Grave Yard, Outeragh, Co. Tipperary
Co. Tipperary |
Burial Grounds
Among the headstones clustered just outside what was once the south wall of a ruined church in Outeragh, one marker is not quite what it appears.
A corbel, the kind of projecting stone block used in medieval construction to support a beam or vault overhead, has been lifted from the fabric of the building and pressed into service as a grave marker. It is a small, quietly telling detail: the church itself becoming material for the commemoration of the dead who surrounded it.
The graveyard sits on a gentle rise amid pasture, roughly rectangular at 46 metres north to south and 59 metres east to west, its boundary formed by an earthen bank faced with stone on both sides. Mature beech trees line most of the perimeter, with scrub taking over along the western edge. Entry is through a wrought-iron gate set towards the western end of the north boundary. The church ruin sits roughly central within the enclosure. The earliest legible headstone carries a date of 1767, though the site is certainly older.

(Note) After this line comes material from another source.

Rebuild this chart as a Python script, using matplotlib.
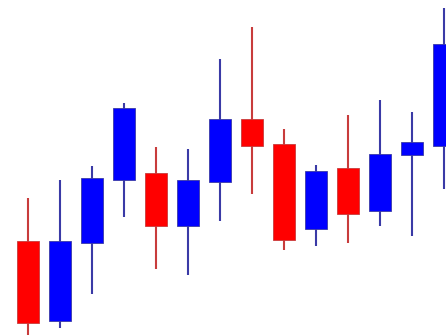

Immediately east of the church's east gable stands a table-top tomb above a vault. According to the Ordnance Survey Letters compiled by O'Flanagan in 1830, this tomb was raised in memory of Michael Keating of Cahir, a town lying a short distance to the south along the old Cork road that runs past the site. Table-top tombs of this kind, sometimes called altar tombs, were typically reserved for families of local consequence, the raised slab and enclosed vault signalling a degree of standing that a simple headstone could not convey.